Bu arada Nâbî örneğinde, bir sanatçının hakimane tarzda şiirler yazmasının iki temel nedenini dikkate almadan herhangi bir çıkarımda bulunmak hiç de doğru bir yaklasım olmasa gerek. Söz konusu nedenlerden ilki sanatçının iç dünyasının ve sanat anlayışının bu tarza meyyal olması, ikincisi ise yine sanatçının içinde yaşadığı dış dünya sartları ve buna bağlı olarak sanatçının bu ortam karsısında takındığı tutumdur. Esasında hemen bütün edebî akım, üslûp, tarz ve adına ne denilirse denilsin bu tarzdaki bütün hareketlerin temelinde biraz önce sözü edilen iki nedenin olduğunu rahatlıkla ileri sürebiliriz. Yani ister Klasik üslup, ister Sebk-i Hindî, ister Hakimâne tarz ve isterse Mahallilesme hareketi olsun, hemen hepsinin ortaya çıkısında söz konusu iki temel etkenin varlığı inkâr edilemeyecek derecede önemlidir.

Daha önce de belirtildiği üzere, Türk edebiyatının baslangıcından beri var olan hikmet geleneği XVII. yüzyılda Nâbî’nin şahsında bir ekol haline gelmiştir. Gerçi Nef’î, Nevi-zâde Atâyî ve Sâbit gibi yüzyılın diğer şairlerinin eserlerinde sosyal muhtevayı öne çıkarmaları, yasanan sosyal olayların bu üslubun gelismesinde rol oynadığını düsündürmektedir (Bilkan 2006, 274). Bununla birlikte geleneksel değer ölçülerinin yıpranmasından rahatsız olan şair, toplumdaki ahlâkî yozlaşmayı eserlerinde yoğun olarak eleştirmesi, insanın mutluluğu için gerekli olan güzel ahlâkı, adaleti, ölçülü yaşamayı öğütlemesi, Nâbî’nin şiirlerinde daha yoğun bir şekilde karşımıza çıkmaktadır.
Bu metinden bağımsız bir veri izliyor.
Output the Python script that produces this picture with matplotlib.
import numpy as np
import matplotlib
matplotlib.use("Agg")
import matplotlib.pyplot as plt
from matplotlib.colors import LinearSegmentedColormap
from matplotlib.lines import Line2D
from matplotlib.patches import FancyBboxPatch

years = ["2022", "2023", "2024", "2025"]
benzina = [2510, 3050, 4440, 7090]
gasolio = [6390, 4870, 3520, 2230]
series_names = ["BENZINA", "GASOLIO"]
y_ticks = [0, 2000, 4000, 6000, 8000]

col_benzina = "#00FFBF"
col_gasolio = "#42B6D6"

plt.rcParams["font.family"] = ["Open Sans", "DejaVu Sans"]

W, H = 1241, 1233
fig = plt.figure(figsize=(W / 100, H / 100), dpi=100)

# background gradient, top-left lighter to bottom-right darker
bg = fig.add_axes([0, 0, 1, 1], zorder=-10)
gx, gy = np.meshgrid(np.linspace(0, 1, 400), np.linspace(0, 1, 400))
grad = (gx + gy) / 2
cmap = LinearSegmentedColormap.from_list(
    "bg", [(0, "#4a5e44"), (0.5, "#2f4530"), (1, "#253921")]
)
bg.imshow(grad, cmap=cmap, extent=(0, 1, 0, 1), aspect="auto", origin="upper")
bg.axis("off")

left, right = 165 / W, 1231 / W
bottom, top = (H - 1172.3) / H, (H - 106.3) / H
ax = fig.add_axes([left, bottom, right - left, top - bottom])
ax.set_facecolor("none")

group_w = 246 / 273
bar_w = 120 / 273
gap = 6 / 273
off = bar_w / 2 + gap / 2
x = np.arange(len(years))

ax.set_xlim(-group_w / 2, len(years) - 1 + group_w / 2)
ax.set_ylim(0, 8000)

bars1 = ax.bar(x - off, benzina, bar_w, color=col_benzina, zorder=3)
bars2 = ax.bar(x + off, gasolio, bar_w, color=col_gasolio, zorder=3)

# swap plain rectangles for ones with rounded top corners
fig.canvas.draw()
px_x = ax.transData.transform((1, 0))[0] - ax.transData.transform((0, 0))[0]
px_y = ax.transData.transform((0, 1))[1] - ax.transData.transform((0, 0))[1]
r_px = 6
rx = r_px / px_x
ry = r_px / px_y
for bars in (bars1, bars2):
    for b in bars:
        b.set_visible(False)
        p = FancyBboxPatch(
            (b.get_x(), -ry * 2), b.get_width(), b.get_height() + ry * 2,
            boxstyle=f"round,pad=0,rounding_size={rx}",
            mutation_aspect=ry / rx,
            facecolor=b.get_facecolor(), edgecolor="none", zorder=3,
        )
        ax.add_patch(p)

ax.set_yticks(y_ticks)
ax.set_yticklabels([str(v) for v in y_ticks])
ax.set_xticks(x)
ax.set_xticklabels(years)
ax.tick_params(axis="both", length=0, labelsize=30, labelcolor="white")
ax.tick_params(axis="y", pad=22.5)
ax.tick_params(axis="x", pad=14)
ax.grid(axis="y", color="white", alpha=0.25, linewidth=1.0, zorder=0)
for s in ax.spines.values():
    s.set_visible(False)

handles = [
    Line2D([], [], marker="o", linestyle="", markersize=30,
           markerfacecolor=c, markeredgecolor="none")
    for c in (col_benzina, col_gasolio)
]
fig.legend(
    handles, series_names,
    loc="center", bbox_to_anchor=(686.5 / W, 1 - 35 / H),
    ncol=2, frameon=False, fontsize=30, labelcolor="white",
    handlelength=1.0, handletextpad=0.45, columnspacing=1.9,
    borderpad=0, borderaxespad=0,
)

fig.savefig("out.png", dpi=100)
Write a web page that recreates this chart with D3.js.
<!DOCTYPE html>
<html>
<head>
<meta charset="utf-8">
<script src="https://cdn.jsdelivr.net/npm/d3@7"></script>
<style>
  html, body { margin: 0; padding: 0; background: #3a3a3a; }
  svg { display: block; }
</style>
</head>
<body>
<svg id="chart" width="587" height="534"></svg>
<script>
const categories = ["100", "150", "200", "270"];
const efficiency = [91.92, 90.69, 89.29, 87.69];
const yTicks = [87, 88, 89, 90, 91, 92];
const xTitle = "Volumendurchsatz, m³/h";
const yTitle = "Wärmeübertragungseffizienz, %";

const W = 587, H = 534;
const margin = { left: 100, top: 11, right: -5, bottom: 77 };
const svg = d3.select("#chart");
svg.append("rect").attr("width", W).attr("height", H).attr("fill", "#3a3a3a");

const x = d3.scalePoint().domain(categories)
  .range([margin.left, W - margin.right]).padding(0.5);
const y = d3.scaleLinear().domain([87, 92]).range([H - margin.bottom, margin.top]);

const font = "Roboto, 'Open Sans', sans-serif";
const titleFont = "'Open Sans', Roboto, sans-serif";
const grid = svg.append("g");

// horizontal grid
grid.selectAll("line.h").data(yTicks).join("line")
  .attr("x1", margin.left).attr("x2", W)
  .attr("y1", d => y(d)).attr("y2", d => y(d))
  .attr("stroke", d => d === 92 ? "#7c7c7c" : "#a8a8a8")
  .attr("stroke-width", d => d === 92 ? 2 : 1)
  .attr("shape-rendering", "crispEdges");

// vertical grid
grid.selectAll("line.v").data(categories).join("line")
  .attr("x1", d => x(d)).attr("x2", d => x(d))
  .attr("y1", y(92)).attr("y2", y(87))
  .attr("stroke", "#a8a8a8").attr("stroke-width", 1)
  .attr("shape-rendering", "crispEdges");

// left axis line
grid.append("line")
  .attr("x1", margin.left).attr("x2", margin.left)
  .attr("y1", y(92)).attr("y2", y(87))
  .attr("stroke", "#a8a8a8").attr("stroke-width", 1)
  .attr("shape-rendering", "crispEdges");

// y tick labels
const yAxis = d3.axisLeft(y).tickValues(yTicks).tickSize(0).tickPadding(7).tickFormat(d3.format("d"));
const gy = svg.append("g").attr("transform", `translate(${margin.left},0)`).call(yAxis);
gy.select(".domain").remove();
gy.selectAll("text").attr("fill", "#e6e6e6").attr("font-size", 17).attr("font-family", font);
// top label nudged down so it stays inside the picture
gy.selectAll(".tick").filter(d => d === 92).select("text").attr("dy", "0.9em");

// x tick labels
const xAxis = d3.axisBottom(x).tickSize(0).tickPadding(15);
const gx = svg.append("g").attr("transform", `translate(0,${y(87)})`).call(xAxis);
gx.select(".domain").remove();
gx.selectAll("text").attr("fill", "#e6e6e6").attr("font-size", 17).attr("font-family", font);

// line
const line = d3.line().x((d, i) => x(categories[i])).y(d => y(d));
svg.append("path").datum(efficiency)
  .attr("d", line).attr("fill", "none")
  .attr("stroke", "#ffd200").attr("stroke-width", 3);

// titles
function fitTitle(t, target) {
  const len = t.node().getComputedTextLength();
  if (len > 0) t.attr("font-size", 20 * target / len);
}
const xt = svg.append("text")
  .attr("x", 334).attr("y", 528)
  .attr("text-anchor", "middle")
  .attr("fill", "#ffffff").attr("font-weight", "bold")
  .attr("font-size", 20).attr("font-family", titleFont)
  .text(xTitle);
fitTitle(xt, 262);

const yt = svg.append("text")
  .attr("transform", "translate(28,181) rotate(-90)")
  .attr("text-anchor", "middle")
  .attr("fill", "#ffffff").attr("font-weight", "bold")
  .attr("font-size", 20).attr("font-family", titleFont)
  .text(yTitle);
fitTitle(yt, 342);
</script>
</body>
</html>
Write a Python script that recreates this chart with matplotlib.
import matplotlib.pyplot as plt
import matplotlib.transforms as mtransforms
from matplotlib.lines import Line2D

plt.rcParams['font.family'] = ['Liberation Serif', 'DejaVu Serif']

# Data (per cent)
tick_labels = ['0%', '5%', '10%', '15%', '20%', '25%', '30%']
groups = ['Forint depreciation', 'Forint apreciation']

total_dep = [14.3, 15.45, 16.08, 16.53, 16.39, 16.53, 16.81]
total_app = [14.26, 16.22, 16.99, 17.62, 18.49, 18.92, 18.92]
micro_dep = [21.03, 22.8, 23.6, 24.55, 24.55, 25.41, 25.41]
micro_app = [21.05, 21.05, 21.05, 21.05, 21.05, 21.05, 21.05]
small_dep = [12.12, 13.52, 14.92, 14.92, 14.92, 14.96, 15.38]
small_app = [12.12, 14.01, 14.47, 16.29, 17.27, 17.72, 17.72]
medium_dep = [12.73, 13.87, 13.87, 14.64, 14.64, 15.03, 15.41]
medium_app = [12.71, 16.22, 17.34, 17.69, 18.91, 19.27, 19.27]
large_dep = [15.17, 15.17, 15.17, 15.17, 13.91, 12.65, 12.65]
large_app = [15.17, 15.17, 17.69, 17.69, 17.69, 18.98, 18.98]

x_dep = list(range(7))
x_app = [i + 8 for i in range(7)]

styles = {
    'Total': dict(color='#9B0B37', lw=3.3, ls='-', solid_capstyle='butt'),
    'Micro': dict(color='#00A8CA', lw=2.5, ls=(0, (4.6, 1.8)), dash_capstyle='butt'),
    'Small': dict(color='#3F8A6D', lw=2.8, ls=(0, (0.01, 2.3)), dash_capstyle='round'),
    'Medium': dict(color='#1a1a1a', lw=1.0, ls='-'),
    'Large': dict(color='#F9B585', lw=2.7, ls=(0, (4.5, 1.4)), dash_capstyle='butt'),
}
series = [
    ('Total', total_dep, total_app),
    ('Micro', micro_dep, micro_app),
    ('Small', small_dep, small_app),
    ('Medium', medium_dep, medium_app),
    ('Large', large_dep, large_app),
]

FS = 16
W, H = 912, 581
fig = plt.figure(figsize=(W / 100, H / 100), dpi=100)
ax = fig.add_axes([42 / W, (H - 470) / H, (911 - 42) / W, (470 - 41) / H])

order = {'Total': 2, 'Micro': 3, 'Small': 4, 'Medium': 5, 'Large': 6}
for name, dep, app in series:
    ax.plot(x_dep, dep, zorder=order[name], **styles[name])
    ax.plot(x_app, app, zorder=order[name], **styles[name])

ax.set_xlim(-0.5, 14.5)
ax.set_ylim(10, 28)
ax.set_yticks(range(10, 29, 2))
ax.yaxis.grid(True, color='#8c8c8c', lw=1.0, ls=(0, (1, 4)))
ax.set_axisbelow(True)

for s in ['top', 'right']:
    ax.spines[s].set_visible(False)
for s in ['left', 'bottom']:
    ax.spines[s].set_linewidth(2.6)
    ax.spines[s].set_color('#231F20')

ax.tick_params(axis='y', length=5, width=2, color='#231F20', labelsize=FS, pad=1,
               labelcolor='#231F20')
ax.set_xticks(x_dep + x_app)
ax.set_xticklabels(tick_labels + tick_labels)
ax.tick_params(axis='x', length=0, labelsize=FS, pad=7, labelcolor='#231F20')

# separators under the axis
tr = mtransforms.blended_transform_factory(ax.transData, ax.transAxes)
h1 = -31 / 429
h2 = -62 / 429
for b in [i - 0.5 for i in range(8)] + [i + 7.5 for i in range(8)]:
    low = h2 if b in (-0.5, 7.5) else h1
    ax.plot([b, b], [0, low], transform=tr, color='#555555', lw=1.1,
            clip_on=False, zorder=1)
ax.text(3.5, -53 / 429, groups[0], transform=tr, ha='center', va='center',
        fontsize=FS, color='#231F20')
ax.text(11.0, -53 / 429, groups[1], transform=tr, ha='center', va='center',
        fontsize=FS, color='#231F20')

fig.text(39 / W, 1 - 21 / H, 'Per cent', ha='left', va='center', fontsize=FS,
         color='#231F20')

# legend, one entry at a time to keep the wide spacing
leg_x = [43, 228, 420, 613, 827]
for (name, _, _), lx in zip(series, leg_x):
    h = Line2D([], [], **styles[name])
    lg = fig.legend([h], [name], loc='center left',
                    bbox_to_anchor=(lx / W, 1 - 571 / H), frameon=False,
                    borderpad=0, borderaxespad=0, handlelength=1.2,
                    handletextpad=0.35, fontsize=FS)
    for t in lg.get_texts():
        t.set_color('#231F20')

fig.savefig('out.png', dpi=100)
Nâbî’ye göre insan, dünya düzeni ile akıl düzeni arasında denge ve uyum sağladığı takdirde “bilge” bir kisiliğe sahip olabilecektir. Bu yüzden Nabi, mistik ya da duygusal şiir yerine sağduyu ve düşüncenin ağırlıkta olduğu bir şiir anlayışını benimsemiştir. Daha doğrusu bizce, yüzyıllardan beri var olan bir anlayışı kendi içinde daha sistemli ve disiplinli bir yapıya kavuşturarak, olması gereken bir yolda ilerlemesini sağlamış, bu yönde öncülük yapmıştır. Nâbî’nin Türk şiirine yaptığı en büyük iyilik ve yenilik bu noktada gerçekleşmiştir, denilebilir.

Hikemî tarzın anlamla ilgili bazı özellikleri şöyle özetlenebilir:

  1. Dış dünyaya ve olanı anlamaya ve anlatmaya önem verilmiştir.
  2. Şiirin hikmet dolu olması ve anlamının da insanlara doğru yolu göstermeye vasıta olmasına önem verilmiştir.
  3. Şiir yazmaktan maksat anlamdır, yani içeriktir ve bununla okuyucuya mesaj vermektir. (Nâbî, Hayriye, b.999)
  4. Şiirde anlam, süsü ve nakışı olmayan bir yüzük gibidir. Anlamı olmayan söz kokusuz lâle gibidir. (Nâbî, Hayriye, b.1009-1011) Bu gibi nedenlerle şiirde anlam çok önemli bir yere sahiptir ve önem içinde hikmet ve düşünce her zaman islenmesi gereken hususlardır.
  5. Nâbî de dahil olmak üzere hikemî tarzı benimseyen şairlerin şiirlerinde hikmet ve düşüncenin ön plana çıkarılmasıyla anlamın nasihat karakteri taşıması söz konusu olmuştur.
  6. Yoğun bir şekilde kullanılan irsal-i mesel ile hem soyut düşünceler hem de okuyucuya verilmek istenen mesajlar daha açık ve anlaşılır bir nitelik kazanmıştır.
  7. Şiirin anlamı lirizm ve duygudan ziyade düşünce ve hikmete dayanmalıdır. Bu yaklaşım ile aynı zamanda Hikemî tarzın poetikasının ne olduğu ortaya konulmaya çalışılmıştır.